Few of the world’s academic exchanges have stood the test of time as successfully as the bond between the École normale supérieure and Princeton University Graduate School. As they celebrate the centenary of the Jane Eliza Procter Fellowship, the longest-running partnership for both schools, a new agreement is laying the foundations for further scientific study in the years ahead.
A program with a long history
The fellowship is a one-year study program funded by an endowment created by Jane Eliza Procter’s husband, William Cooper Procter, grandson of the co-founder of the Procter and Gamble company. Initially featuring one student each from ENS and the English universities of Oxford and Cambridge, an additional place was later awarded to ENS. From France, the first of nearly 200 ‘normaliens’ to have crossed the Atlantic was René Lamar, a member of the 1922-23 program who later pursued a high school teaching career in English and American studies.
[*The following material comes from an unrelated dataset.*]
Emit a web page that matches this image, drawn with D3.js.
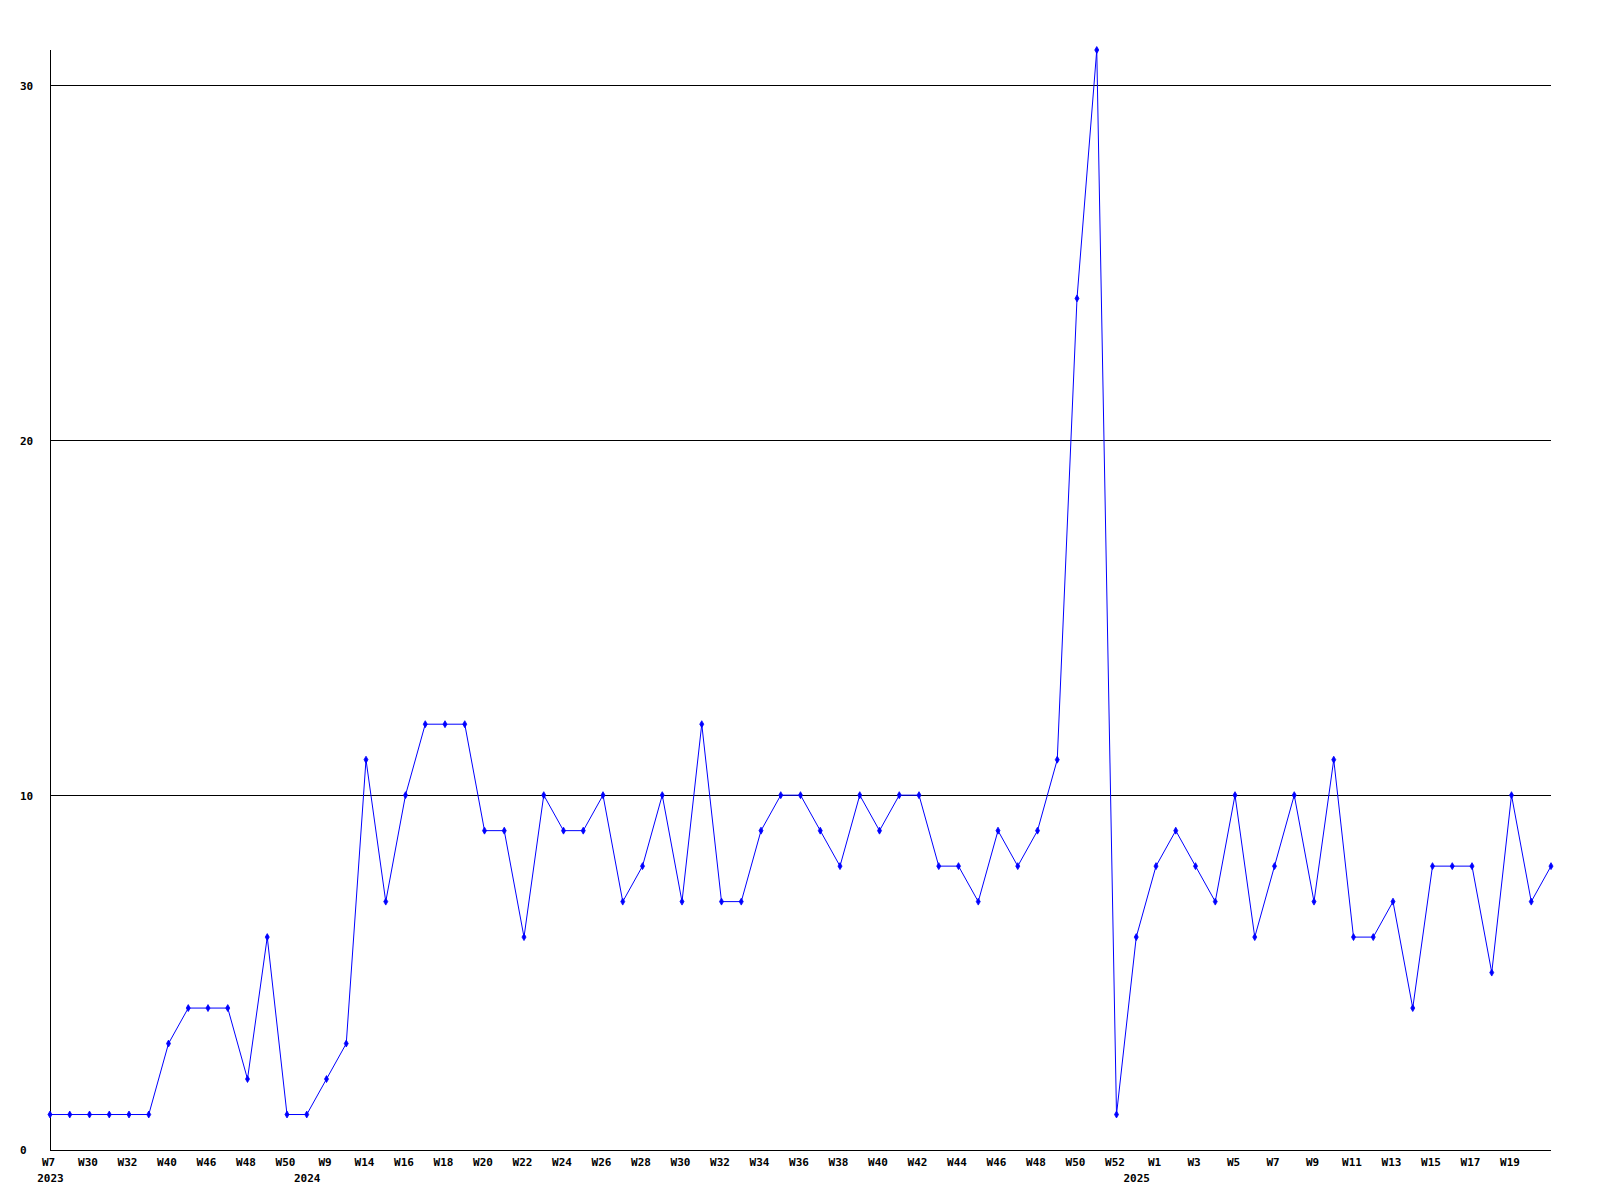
<!DOCTYPE html>
<html>
<head>
<meta charset="utf-8">
<script src="https://cdn.jsdelivr.net/npm/d3@7"></script>
<style>
  html, body { margin: 0; padding: 0; background: #fff; }
  svg { display: block; }
  text { font-family: "DejaVu Sans Mono", "Liberation Mono", monospace; font-weight: bold; font-size: 11px; fill: #000; }
</style>
</head>
<body>
<svg id="chart" width="1600" height="1200"></svg>
<script>
// ---- data ----
const weeks = [
  "W7","W29","W30","W31","W32","W33","W40","W45","W46","W47",
  "W48","W49","W50","W1","W9","W13","W14","W15","W16","W17",
  "W18","W19","W20","W21","W22","W23","W24","W25","W26","W27",
  "W28","W29","W30","W31","W32","W33","W34","W35","W36","W37",
  "W38","W39","W40","W41","W42","W43","W44","W45","W46","W47",
  "W48","W49","W50","W51","W52","W0","W1","W2","W3","W4",
  "W5","W6","W7","W8","W9","W10","W11","W12","W13","W14",
  "W15","W16","W17","W18","W19","W20","W21"
];
const years = weeks.map(() => "");
years[0] = "2023"; years[13] = "2024"; years[55] = "2025";

const values = [
  1,1,1,1,1,1,3,4,4,4,
  2,6,1,1,2,3,11,7,10,12,
  12,12,9,9,6,10,9,9,10,7,
  8,10,7,12,7,7,9,10,10,9,
  8,10,9,10,10,8,8,7,9,8,
  9,11,24,31,1,6,8,9,8,7,
  10,6,8,10,7,11,6,6,7,4,
  8,8,8,5,10,7,8
];
const yTicks = [0, 10, 20, 30];

// ---- chart ----
const svg = d3.select("#chart");
const mLeft = 50, mRight = 1551, mTop = 50, mBottom = 1150;
const idx = d3.range(values.length);

const x = d3.scalePoint().domain(idx).range([mLeft, mRight]);
const y = d3.scaleLinear().domain([0, d3.max(values)]).range([mBottom, mTop]);

// grid lines
svg.append("g").selectAll("line")
  .data(yTicks.filter(d => d > 0))
  .join("line")
  .attr("x1", mLeft).attr("x2", mRight)
  .attr("y1", d => Math.round(y(d)) + 0.5).attr("y2", d => Math.round(y(d)) + 0.5)
  .attr("stroke", "#000").attr("stroke-width", 1).attr("shape-rendering", "crispEdges");

// axes lines
svg.append("line").attr("x1", mLeft + 0.5).attr("x2", mLeft + 0.5).attr("y1", mTop).attr("y2", mBottom)
  .attr("stroke", "#000").attr("shape-rendering", "crispEdges");
svg.append("line").attr("x1", mLeft).attr("x2", mRight).attr("y1", mBottom + 0.5).attr("y2", mBottom + 0.5)
  .attr("stroke", "#000").attr("shape-rendering", "crispEdges");

// y labels
const yAxis = d3.axisLeft(y).tickValues(yTicks).tickSize(0).tickFormat(d3.format("d"));
const gy = svg.append("g").attr("transform", `translate(${mLeft},0)`).call(yAxis);
gy.select(".domain").remove();
gy.selectAll("text").attr("x", 20 - mLeft).attr("text-anchor", "start")
  .attr("dy", "0.35em").attr("font-family", null).attr("font-size", null).attr("fill", "#000");

// x week labels (every other week; the last point is left unlabeled)
const xAxis = d3.axisBottom(x)
  .tickValues(idx.filter(i => i % 2 === 0 && i < values.length - 1))
  .tickSize(0).tickFormat(i => weeks[i]);
const gx = svg.append("g").attr("transform", `translate(-2,${mBottom})`).call(xAxis);
gx.select(".domain").remove();
gx.selectAll("text").attr("y", 16).attr("dy", null)
  .attr("font-family", null).attr("font-size", null).attr("fill", "#000");

// year labels
const yrAxis = d3.axisBottom(x).tickValues(idx.filter(i => years[i] !== "")).tickSize(0).tickFormat(i => years[i]);
const gyr = svg.append("g").attr("transform", `translate(0,${mBottom})`).call(yrAxis);
gyr.select(".domain").remove();
gyr.selectAll("text").attr("y", 32).attr("dy", null)
  .attr("font-family", null).attr("font-size", null).attr("fill", "#000");

// line
const line = d3.line().x((d, i) => x(i)).y(d => y(d));
svg.append("path").datum(values).attr("d", line)
  .attr("fill", "none").attr("stroke", "#0000ff").attr("stroke-width", 1);

// markers
svg.append("g").selectAll("path")
  .data(values)
  .join("path")
  .attr("transform", (d, i) => `translate(${x(i)},${y(d)})`)
  .attr("d", d3.symbol().type(d3.symbolDiamond).size(14))
  .attr("fill", "#0000ff").attr("stroke", "#0000ff").attr("stroke-width", 0.8);
</script>
</body>
</html>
Today, ENS fellowship students visit Princeton for a full academic year in either a research or study capacity, or a combination of the two roles, while students from Princeton follow courses at ENS. Outside the fellowship scheme, six new placements as Visiting Student Research Collaborators have been created by each school to host students for one semester.
“It’s an example of what international partnerships between universities and graduate schools could look like, what their longevity can entail, and how they can impact the education and experiences of students at both institutions. We are extremely proud to have had such a lasting partnership with École normale.”
Professor Rodney D. Priestley,
Dean of Graduate School at Princeton University.
The benefits of international collaboration
For Professor Priestley, a former post-doctoral fellow at the École Supérieure de Physique et de Chimie Industrielles in Paris (ESPCI), international cooperation plays a vital part in the past, present, and future of scientific research. “From the 1920s to the 2020s, research has been a collaboration among individuals, and it’s still an international endeavor,” he says. “When it comes to partnerships, one should think beyond the borders of one’s own country and seize the opportunities to learn from one another and to share resources… because when people from different backgrounds come together, new knowledge is not the only outcome. There is also an understanding of other people’s perspectives and cultures, and how that informs their science and their decision-making process. As we celebrate this relationship between ENS and Princeton and think about the future, we shouldn’t see the outcome as just the scholarship. I think that it’s critically important.”
Understanding fellow scientists through partnerships such as that between ENS and Princeton can also play a role in preparing the wider world for the changes that lie ahead. In an era when the ivory tower of academics is increasingly being vacated in favor of university-led accelerators and tech start-ups, this connection between science and society looks set to draw even closer.
“Gaining an appreciation of the culture and environment in another part of the world becomes ever more important as research moves beyond the confines of the university gates and has an impact on society,” argues Prof. Priestley. “Because you are then moving into the realm of innovation, and that is a societal process. And understanding all of society is critical for that to be successful.”
Meeting the challenge of interdisciplinary science
Societal change is not the only challenge facing institutions such as ENS and Princeton, however. The growing trend for interdisciplinary research within the scientific community will also have consequences for universities and graduate schools. Such a move is mostly positive, according to Prof. Priestley, “but a lot of academic structures have been in place for a long time. So, when it comes to creating new doctorial programs for the interdisciplinary age, how do you support students in these programs and ensure they’re being trained appropriately? How do you ensure there is actually a market for their talent and skills when they complete their degrees? It’s a challenge and an opportunity for a graduate school to respond to that changing landscape. At least in American institutions, and I think it’s true in France, the connection between scholarship and actual societal problems, between research and the entrepreneurship pipeline, will only become more important in the years ahead.”
A rendez-vous with ENS
For the more immediate future, Prof. Priestley’s focus is trained firmly on his return to Paris, where his academic status in chemical engineering reached a new level. Attracted by a city with a strong track record of research in his chosen fields of soft matter and polymer science, and determined to gain international research experience, his year at ESPCI-PSL proved invaluable. “The experience gave me a tremendous amount of perspective,” he says, “with its training in creativity, in thinking outside the box, and being exposed to a new field of research and new colleagues. It was a critically important junction in my career, with the transition from a graduate student to forming my own research group. It certainly was a growing up experience academically … and it also impacted me personally.”
Today, his role in the scientific community in Paris has come full circle. “When I left in 2009, I knew I was coming to Princeton,” he reveals. “But I did not imagine that 14 years later I’d be representing the institution in Paris, not only signing a new agreement with ENS but also celebrating a 100-year-old partnership. It will be a special moment and I’m certainly grateful to be representing Princeton in that regard.”